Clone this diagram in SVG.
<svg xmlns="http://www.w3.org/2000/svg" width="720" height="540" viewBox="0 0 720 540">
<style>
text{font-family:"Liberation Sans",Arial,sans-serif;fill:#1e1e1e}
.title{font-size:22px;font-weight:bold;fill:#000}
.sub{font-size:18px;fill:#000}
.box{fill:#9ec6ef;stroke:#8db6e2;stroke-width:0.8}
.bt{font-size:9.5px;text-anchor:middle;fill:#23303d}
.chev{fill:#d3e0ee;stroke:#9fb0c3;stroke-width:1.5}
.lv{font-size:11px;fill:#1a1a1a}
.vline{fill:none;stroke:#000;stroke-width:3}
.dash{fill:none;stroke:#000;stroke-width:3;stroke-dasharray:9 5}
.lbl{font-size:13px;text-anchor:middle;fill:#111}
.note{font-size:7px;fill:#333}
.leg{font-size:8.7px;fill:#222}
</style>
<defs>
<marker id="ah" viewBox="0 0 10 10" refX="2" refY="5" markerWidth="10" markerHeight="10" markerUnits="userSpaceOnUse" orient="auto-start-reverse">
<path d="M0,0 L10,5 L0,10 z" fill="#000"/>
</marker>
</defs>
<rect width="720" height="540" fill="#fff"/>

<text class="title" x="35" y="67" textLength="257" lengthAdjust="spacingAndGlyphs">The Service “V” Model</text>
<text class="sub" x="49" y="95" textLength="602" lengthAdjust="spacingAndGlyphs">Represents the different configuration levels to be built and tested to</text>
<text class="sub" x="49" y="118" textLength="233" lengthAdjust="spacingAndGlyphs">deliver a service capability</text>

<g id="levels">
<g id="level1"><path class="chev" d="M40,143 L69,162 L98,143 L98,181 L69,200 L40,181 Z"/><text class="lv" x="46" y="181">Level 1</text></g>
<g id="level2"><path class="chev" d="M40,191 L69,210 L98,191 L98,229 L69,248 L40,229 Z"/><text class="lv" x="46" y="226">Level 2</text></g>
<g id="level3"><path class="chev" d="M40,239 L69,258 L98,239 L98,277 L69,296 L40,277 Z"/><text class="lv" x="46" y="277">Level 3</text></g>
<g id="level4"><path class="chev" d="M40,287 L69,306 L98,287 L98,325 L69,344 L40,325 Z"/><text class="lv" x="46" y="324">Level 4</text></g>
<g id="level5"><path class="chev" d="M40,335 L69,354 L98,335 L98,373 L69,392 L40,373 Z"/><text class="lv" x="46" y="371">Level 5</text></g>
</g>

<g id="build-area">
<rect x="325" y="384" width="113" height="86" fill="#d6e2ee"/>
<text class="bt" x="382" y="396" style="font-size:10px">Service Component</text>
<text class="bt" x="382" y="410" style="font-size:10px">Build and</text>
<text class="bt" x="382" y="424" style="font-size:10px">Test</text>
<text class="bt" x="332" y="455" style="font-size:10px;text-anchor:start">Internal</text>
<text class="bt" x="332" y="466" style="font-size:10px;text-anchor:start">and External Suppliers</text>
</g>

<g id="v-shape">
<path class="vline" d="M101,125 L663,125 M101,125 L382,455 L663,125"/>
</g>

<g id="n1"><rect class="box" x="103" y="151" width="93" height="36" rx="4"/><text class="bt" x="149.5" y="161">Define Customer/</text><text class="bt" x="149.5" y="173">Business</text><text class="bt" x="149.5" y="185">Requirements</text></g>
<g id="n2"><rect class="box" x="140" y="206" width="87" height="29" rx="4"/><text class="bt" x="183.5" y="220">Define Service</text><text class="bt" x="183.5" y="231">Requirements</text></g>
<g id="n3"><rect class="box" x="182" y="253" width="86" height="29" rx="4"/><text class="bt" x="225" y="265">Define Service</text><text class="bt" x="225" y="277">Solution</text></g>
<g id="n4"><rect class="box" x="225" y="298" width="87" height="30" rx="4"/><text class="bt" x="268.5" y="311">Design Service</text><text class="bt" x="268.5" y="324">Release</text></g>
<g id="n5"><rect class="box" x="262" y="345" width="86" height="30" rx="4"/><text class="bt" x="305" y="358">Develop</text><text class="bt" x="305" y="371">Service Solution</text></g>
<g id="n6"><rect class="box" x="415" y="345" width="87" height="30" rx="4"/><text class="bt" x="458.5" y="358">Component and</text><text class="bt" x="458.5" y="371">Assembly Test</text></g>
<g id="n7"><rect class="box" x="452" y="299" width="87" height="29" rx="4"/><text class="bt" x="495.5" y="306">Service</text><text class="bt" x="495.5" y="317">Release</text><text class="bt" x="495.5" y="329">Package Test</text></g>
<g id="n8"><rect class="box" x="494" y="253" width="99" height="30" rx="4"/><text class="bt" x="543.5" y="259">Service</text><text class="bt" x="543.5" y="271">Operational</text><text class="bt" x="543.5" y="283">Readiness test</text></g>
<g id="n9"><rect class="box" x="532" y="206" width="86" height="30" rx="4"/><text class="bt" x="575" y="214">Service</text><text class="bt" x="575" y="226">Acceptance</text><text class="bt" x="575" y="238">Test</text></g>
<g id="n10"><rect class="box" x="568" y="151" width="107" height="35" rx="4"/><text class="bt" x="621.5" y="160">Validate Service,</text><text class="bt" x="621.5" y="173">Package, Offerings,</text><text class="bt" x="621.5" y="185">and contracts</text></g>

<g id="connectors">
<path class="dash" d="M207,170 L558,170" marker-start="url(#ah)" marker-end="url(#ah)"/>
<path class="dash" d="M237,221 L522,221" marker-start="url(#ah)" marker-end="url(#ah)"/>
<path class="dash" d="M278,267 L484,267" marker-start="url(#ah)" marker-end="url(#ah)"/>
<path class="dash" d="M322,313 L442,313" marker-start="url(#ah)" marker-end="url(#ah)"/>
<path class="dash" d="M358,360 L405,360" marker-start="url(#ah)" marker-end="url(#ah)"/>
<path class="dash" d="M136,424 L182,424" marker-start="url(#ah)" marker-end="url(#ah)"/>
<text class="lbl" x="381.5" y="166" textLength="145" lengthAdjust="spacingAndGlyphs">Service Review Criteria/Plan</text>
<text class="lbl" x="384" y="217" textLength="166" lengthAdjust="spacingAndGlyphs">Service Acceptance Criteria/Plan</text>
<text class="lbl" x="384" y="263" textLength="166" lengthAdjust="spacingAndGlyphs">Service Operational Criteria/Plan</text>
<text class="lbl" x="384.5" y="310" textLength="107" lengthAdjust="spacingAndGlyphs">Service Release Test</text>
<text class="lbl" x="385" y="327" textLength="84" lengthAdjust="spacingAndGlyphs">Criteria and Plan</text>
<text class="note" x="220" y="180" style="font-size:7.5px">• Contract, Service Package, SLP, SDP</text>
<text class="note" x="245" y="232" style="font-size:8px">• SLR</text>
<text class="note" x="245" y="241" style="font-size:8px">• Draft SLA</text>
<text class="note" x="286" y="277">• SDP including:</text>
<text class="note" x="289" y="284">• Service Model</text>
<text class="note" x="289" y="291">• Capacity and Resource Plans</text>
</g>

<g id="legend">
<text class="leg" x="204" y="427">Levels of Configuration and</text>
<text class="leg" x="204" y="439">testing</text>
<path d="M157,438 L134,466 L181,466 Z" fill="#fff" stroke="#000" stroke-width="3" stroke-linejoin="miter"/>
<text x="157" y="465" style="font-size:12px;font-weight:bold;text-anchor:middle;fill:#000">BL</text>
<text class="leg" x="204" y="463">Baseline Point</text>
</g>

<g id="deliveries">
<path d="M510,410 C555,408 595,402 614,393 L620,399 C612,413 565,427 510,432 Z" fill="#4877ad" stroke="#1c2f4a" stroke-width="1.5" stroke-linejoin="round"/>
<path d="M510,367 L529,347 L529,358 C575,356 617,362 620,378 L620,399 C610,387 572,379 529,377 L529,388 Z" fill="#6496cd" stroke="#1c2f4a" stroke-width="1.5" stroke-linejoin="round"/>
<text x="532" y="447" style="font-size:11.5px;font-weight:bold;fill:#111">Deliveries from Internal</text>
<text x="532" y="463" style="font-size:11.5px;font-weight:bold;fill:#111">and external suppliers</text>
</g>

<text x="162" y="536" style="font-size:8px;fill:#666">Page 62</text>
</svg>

□ □ □ □

Print only the lines that run from the start of the listing to the line bearing "a service capability</text>"; please keep the first line and that last one, exactly as they appear.

#### [Correct result]
Clone this diagram in SVG.
<svg xmlns="http://www.w3.org/2000/svg" width="720" height="540" viewBox="0 0 720 540">
<style>
text{font-family:"Liberation Sans",Arial,sans-serif;fill:#1e1e1e}
.title{font-size:22px;font-weight:bold;fill:#000}
.sub{font-size:18px;fill:#000}
.box{fill:#9ec6ef;stroke:#8db6e2;stroke-width:0.8}
.bt{font-size:9.5px;text-anchor:middle;fill:#23303d}
.chev{fill:#d3e0ee;stroke:#9fb0c3;stroke-width:1.5}
.lv{font-size:11px;fill:#1a1a1a}
.vline{fill:none;stroke:#000;stroke-width:3}
.dash{fill:none;stroke:#000;stroke-width:3;stroke-dasharray:9 5}
.lbl{font-size:13px;text-anchor:middle;fill:#111}
.note{font-size:7px;fill:#333}
.leg{font-size:8.7px;fill:#222}
</style>
<defs>
<marker id="ah" viewBox="0 0 10 10" refX="2" refY="5" markerWidth="10" markerHeight="10" markerUnits="userSpaceOnUse" orient="auto-start-reverse">
<path d="M0,0 L10,5 L0,10 z" fill="#000"/>
</marker>
</defs>
<rect width="720" height="540" fill="#fff"/>

<text class="title" x="35" y="67" textLength="257" lengthAdjust="spacingAndGlyphs">The Service “V” Model</text>
<text class="sub" x="49" y="95" textLength="602" lengthAdjust="spacingAndGlyphs">Represents the different configuration levels to be built and tested to</text>
<text class="sub" x="49" y="118" textLength="233" lengthAdjust="spacingAndGlyphs">deliver a service capability</text>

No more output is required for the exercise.